* [GIVEN INSTRUCTION]: Set the listing down unchanged, minus every embedded image.
— BEGIN SUPPLIED MATERIAL —
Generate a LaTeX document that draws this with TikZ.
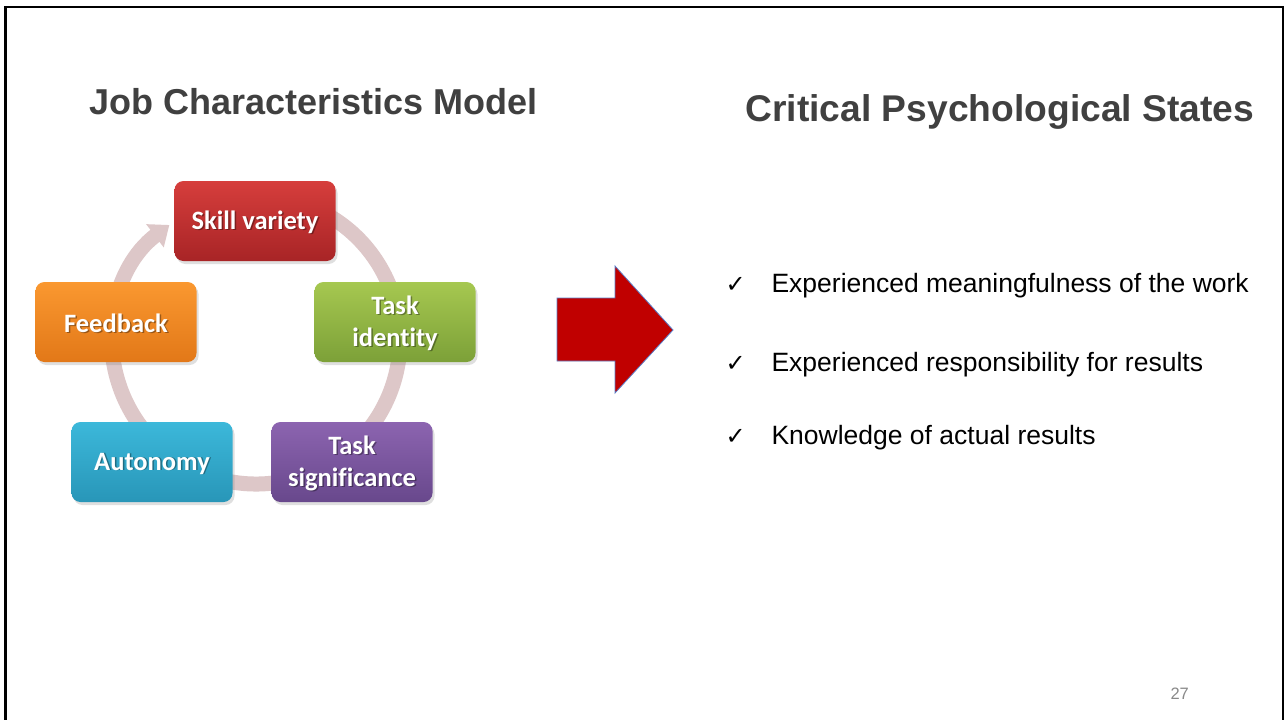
\documentclass[tikz,border=0pt]{standalone}
\usepackage{fontspec}
\setmainfont{Liberation Sans}
\newfontfamily\boxfont[Ligatures=NoCommon]{Carlito}
\newfontfamily\symfont{DejaVu Sans}
\usetikzlibrary{arrows.meta,shadows}
\definecolor{titlegray}{RGB}{64,64,64}
\definecolor{pagegray}{RGB}{137,137,137}
\definecolor{ringpink}{RGB}{221,199,200}
\definecolor{arrowred}{RGB}{192,0,0}
\definecolor{arrowblue}{RGB}{90,125,200}
\definecolor{skill-top}{RGB}{214,62,60}
\definecolor{skill-bot}{RGB}{168,36,38}
\definecolor{ident-top}{RGB}{166,200,80}
\definecolor{ident-bot}{RGB}{124,160,56}
\definecolor{signif-top}{RGB}{140,100,176}
\definecolor{signif-bot}{RGB}{104,72,140}
\definecolor{auto-top}{RGB}{60,184,218}
\definecolor{auto-bot}{RGB}{40,150,184}
\definecolor{feed-top}{RGB}{250,152,48}
\definecolor{feed-bot}{RGB}{226,120,24}

\begin{document}
\begin{tikzpicture}[x=1pt,y=-1pt,
    jobbox/.style={rounded corners=9pt,minimum width=161pt,minimum height=80pt,
      drop shadow={shadow xshift=2pt,shadow yshift=-3pt,opacity=0.25}},
    boxlabel/.style={align=center,text=white,font=\boxfont\bfseries\fontsize{26.5}{32}\selectfont},
    heading/.style={anchor=base west,text=titlegray,font=\bfseries\fontsize{36}{40}\selectfont},
    bullet/.style={anchor=base west,font=\fontsize{26.5}{30}\selectfont}]
  \useasboundingbox (0,0) rectangle (1285,720);
  \fill[white] (0,0) rectangle (1285,720);

  % Slide frame
  \draw[line width=2.5pt] (5.5,725) -- (5.5,7) -- (1283,7) -- (1283,725);

  % Titles
  \node[heading] (jcm) at (86,114) {Job Characteristics Model};
  \node[heading,font=\bfseries\fontsize{37.2}{40}\selectfont] (cps) at (742,121) {Critical Psychological States};

  % Cycle ring behind the boxes
  \coordinate (ring) at (256,340);
  \draw[ringpink,line width=15pt,-{Triangle[width=28pt,length=18pt]}]
    ([shift={(-478:144)}]ring) arc[start angle=-478,end angle=-127,radius=144];

  % Job characteristics
  \foreach \name/\pos/\txt in {skill/{(255,221)}/{Skill variety},
      ident/{(395,322)}/{Task\\identity},
      signif/{(352,462)}/{Task\\significance},
      auto/{(152,462)}/{Autonomy},
      feed/{(116,322)}/{Feedback}} {
    \node[jobbox,top color=\name-top,bottom color=\name-bot] (\name) at \pos {};
    \node[boxlabel,text=black,opacity=0.35] at ([shift={(1.5,2)}]\name) {\txt};
    \node[boxlabel] (\name-text) at ([yshift=-1.5pt]\name) {\txt};
  }

  % Big arrow
  \draw[fill=arrowred,draw=arrowblue,line width=0.8pt]
    (557,298) -- (615,298) -- (615,266) -- (673,330) -- (615,393)
    -- (615,361) -- (557,361) -- cycle;

  % States
  \foreach \txt/\yy [count=\i] in {Experienced meaningfulness of the work/292,
      Experienced responsibility for results/371,
      Knowledge of actual results/444} {
    \node[bullet,font=\symfont\fontsize{24}{28}\selectfont] (tick\i) at (722,\yy) {✓};
    \node[bullet] (state\i) at (768,\yy) {\txt};
  }

  % Page number
  \node[anchor=base west,text=pagegray,font=\fontsize{16.5}{18}\selectfont] (page) at (1167,699) {27};
\end{tikzpicture}
\end{document}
— END SUPPLIED MATERIAL —
* [EXERCISE RESULT]:
Generate a LaTeX document that draws this with TikZ.
\documentclass[tikz,border=0pt]{standalone}
\usepackage{fontspec}
\setmainfont{Liberation Sans}
\newfontfamily\boxfont[Ligatures=NoCommon]{Carlito}
\newfontfamily\symfont{DejaVu Sans}
\usetikzlibrary{arrows.meta,shadows}
\definecolor{titlegray}{RGB}{64,64,64}
\definecolor{pagegray}{RGB}{137,137,137}
\definecolor{ringpink}{RGB}{221,199,200}
\definecolor{arrowred}{RGB}{192,0,0}
\definecolor{arrowblue}{RGB}{90,125,200}
\definecolor{skill-top}{RGB}{214,62,60}
\definecolor{skill-bot}{RGB}{168,36,38}
\definecolor{ident-top}{RGB}{166,200,80}
\definecolor{ident-bot}{RGB}{124,160,56}
\definecolor{signif-top}{RGB}{140,100,176}
\definecolor{signif-bot}{RGB}{104,72,140}
\definecolor{auto-top}{RGB}{60,184,218}
\definecolor{auto-bot}{RGB}{40,150,184}
\definecolor{feed-top}{RGB}{250,152,48}
\definecolor{feed-bot}{RGB}{226,120,24}

\begin{document}
\begin{tikzpicture}[x=1pt,y=-1pt,
    jobbox/.style={rounded corners=9pt,minimum width=161pt,minimum height=80pt,
      drop shadow={shadow xshift=2pt,shadow yshift=-3pt,opacity=0.25}},
    boxlabel/.style={align=center,text=white,font=\boxfont\bfseries\fontsize{26.5}{32}\selectfont},
    heading/.style={anchor=base west,text=titlegray,font=\bfseries\fontsize{36}{40}\selectfont},
    bullet/.style={anchor=base west,font=\fontsize{26.5}{30}\selectfont}]
  \useasboundingbox (0,0) rectangle (1285,720);
  \fill[white] (0,0) rectangle (1285,720);

  % Slide frame
  \draw[line width=2.5pt] (5.5,725) -- (5.5,7) -- (1283,7) -- (1283,725);

  % Titles
  \node[heading] (jcm) at (86,114) {Job Characteristics Model};
  \node[heading,font=\bfseries\fontsize{37.2}{40}\selectfont] (cps) at (742,121) {Critical Psychological States};

  % Cycle ring behind the boxes
  \coordinate (ring) at (256,340);
  \draw[ringpink,line width=15pt,-{Triangle[width=28pt,length=18pt]}]
    ([shift={(-478:144)}]ring) arc[start angle=-478,end angle=-127,radius=144];

  % Job characteristics
  \foreach \name/\pos/\txt in {skill/{(255,221)}/{Skill variety},
      ident/{(395,322)}/{Task\\identity},
      signif/{(352,462)}/{Task\\significance},
      auto/{(152,462)}/{Autonomy},
      feed/{(116,322)}/{Feedback}} {
    \node[jobbox,top color=\name-top,bottom color=\name-bot] (\name) at \pos {};
    \node[boxlabel,text=black,opacity=0.35] at ([shift={(1.5,2)}]\name) {\txt};
    \node[boxlabel] (\name-text) at ([yshift=-1.5pt]\name) {\txt};
  }

  % Big arrow
  \draw[fill=arrowred,draw=arrowblue,line width=0.8pt]
    (557,298) -- (615,298) -- (615,266) -- (673,330) -- (615,393)
    -- (615,361) -- (557,361) -- cycle;

  % States
  \foreach \txt/\yy [count=\i] in {Experienced meaningfulness of the work/292,
      Experienced responsibility for results/371,
      Knowledge of actual results/444} {
    \node[bullet,font=\symfont\fontsize{24}{28}\selectfont] (tick\i) at (722,\yy) {✓};
    \node[bullet] (state\i) at (768,\yy) {\txt};
  }

  % Page number
  \node[anchor=base west,text=pagegray,font=\fontsize{16.5}{18}\selectfont] (page) at (1167,699) {27};
\end{tikzpicture}
\end{document}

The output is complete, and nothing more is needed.